Most couples can remember in detail where and when one of them popped the question, to the point where, if you don’t have a cute proposal story, you might feel like you’ve missed out on some vital part of the process. Which leads me to wonder, why don’t we make a bigger deal out of asking people to be involved in our wedding? Why don’t we create elevate the roles our friends and family will play to a higher status than the off-hand “If you’ve got nothing better to do, wanna be in my bridal party?” tone us Kiwis so often adopt?
I wonder whether, sometimes, by not making too much of a fuss, we miss out on an opportunity to honour our close friends and family. By being so casual about our request for them to be part of the wedding, we relegate their role to merely a task they’ll perform, when we could [and I think, should] pitch it as an honor and a blessing, for the participant AND the couple, both.

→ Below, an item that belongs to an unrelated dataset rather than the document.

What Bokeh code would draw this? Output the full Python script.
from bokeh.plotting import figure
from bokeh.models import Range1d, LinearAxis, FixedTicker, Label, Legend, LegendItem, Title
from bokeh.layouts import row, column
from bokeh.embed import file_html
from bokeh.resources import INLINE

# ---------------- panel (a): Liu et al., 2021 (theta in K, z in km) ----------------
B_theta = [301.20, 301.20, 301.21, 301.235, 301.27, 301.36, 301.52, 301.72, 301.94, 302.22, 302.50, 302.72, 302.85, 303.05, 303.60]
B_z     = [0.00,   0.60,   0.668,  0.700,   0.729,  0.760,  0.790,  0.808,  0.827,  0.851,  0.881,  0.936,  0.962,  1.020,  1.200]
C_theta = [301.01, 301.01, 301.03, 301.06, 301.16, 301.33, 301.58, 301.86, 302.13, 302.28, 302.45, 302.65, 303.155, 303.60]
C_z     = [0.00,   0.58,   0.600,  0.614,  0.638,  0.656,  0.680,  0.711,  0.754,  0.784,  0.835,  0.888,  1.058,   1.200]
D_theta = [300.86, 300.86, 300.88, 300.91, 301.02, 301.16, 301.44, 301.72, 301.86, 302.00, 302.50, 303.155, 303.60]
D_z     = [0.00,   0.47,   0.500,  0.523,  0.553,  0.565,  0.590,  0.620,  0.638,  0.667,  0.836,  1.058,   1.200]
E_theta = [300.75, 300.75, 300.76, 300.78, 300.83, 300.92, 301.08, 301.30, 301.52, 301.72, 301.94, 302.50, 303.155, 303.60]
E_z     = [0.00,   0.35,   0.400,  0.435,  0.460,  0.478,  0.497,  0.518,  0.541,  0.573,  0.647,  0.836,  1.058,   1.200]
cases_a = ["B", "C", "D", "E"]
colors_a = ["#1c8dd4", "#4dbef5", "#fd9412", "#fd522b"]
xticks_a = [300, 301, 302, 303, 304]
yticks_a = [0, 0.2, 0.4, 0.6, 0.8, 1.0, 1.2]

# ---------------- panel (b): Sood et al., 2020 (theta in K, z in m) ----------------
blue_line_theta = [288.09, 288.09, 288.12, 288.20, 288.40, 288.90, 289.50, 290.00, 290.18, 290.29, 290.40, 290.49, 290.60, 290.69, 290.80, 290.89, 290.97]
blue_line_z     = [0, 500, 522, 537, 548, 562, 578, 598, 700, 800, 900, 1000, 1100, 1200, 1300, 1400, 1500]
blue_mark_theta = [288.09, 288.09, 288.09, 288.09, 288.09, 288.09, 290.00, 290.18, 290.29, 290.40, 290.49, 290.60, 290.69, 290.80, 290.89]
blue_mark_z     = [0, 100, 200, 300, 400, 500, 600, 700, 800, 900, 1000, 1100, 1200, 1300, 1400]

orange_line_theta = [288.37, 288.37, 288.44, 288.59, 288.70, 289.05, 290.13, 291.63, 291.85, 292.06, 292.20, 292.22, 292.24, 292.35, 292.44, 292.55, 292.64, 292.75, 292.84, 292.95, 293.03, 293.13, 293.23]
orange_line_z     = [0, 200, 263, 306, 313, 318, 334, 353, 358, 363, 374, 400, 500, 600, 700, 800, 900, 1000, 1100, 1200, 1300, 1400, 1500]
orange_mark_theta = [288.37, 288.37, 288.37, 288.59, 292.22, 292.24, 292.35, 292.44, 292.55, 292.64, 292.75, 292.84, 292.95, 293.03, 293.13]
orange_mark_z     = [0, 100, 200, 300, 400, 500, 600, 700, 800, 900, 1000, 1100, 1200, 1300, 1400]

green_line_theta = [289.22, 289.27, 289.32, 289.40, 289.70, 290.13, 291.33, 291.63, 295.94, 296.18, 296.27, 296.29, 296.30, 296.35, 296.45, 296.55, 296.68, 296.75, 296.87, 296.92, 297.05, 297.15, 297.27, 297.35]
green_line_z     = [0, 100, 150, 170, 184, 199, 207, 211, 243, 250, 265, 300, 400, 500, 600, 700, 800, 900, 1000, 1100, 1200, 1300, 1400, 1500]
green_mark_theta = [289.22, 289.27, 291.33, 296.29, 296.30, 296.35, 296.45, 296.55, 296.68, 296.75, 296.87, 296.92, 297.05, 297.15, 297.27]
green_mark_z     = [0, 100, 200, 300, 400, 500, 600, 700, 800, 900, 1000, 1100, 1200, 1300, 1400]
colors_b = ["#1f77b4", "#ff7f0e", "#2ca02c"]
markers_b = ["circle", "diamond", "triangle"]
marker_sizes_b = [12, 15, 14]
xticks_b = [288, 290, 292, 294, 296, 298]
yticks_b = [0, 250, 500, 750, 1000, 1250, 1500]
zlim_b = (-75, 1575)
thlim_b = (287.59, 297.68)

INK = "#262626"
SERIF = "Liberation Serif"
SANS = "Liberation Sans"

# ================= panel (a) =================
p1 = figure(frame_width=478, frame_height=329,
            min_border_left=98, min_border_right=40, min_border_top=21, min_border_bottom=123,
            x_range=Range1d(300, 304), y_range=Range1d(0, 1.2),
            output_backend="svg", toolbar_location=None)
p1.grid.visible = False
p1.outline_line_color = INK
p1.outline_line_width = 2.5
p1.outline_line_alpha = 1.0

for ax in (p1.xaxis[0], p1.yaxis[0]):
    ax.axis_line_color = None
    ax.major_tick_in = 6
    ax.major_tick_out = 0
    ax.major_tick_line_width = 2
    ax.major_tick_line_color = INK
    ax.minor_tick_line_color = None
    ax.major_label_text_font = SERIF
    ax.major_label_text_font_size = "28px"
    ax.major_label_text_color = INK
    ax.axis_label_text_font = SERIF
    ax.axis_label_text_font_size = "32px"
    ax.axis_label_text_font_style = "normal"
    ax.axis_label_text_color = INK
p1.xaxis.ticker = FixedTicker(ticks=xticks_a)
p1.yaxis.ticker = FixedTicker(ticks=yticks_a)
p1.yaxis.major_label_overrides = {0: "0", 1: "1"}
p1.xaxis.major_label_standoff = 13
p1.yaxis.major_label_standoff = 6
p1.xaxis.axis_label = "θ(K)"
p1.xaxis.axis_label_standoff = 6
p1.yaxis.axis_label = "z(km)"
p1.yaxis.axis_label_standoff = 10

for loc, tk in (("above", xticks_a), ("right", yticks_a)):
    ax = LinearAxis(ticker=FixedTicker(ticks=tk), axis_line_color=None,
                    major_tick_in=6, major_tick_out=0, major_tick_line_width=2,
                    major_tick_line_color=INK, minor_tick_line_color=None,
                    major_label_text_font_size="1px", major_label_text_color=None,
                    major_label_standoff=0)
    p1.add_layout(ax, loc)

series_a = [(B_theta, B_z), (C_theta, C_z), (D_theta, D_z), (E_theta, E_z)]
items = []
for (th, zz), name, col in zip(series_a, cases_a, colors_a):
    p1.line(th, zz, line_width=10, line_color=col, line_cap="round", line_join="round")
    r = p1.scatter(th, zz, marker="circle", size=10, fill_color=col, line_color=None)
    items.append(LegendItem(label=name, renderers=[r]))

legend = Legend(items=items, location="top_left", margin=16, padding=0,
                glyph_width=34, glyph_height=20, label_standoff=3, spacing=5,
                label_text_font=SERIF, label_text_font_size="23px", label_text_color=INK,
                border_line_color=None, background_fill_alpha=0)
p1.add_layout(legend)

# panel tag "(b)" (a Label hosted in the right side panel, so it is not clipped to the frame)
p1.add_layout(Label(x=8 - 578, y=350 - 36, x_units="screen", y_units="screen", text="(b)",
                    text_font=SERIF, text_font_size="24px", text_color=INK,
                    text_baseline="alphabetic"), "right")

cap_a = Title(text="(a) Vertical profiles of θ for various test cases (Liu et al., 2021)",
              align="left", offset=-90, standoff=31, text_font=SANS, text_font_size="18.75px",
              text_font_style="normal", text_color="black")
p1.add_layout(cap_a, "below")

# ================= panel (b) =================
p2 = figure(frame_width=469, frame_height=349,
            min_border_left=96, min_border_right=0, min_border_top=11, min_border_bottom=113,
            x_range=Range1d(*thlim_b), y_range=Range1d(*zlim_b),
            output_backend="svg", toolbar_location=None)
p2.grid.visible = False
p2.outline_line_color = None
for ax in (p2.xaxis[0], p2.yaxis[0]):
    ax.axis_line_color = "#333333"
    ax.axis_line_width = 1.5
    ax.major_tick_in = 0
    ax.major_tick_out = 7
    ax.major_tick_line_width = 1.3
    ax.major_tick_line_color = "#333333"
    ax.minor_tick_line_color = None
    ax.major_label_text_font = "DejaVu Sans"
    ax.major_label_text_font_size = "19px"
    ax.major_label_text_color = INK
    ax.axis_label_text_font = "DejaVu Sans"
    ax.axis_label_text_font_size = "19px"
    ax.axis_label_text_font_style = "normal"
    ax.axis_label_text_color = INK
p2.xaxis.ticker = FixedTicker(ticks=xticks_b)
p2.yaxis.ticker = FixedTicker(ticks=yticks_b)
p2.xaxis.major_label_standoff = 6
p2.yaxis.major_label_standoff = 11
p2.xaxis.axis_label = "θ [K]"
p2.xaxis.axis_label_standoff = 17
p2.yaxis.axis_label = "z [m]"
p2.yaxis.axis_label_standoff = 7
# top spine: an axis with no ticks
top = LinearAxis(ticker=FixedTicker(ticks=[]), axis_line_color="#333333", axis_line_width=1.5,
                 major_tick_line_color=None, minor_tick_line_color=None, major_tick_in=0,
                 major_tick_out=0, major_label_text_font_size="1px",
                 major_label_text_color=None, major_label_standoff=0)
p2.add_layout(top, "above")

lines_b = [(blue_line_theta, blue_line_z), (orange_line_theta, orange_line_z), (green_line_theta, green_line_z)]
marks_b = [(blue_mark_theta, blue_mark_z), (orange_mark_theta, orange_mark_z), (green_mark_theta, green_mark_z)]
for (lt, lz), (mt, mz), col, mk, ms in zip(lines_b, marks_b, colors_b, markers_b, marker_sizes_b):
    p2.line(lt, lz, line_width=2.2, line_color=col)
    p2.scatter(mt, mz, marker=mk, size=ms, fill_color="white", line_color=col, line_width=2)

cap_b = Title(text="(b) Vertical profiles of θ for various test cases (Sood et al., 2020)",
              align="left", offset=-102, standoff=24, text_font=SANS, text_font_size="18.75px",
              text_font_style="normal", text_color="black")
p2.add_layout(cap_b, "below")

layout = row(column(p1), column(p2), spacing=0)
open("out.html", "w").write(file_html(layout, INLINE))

I found this blog post, detailing a bride’s [tres cute] handmade invitations to her bridesmaids, and while I’m not convinced we need to go to QUITE that much effort, it’s certainly worth making a small production about. It may be as simple as, rather than verbally asking, or even emailing, just taking a few minutes to handwrite and snail mail out your request to the person, detailing the role you have in mind for them, and any requirements that might be attached.
I’ve lost count of the number of times someone has confided in me that they’re not sure the reading they’ve chosen is what the couple are wanting, because they had usually been asked verbally, often as casually as, “Hey, can you do a reading at my wedding?” If you’re wanting them to choose the reading, you should still include a couple of examples of options that are suitable – which will give them an idea of the style of reading you’re wanting, and something to fall back on if their inspiration runs dry.
It’s a nice idea to let the participants know if you have a specific theme or colour scheme, in case they wish to [or you wish them to] co-ordinate with it.
When inviting family and friends to be part of the bridal party, make it clear whether you’re expecting them to pay for any [or all] of their wedding attire, what they need to bring, and what you’ll be providing. If you’re planning a get-together before the wedding, make sure they know about that, too, so that they can allow for that, whether they’re travelling in or living locally.
Mostly, it’s about courtesy and communication. It’s possible to be clear and direct, without becoming a control freak or bridezilla. Clear direction means that everyone is confident in their role, which means that you, and they, can relax and enjoy the day [and the weeks leading up to it!]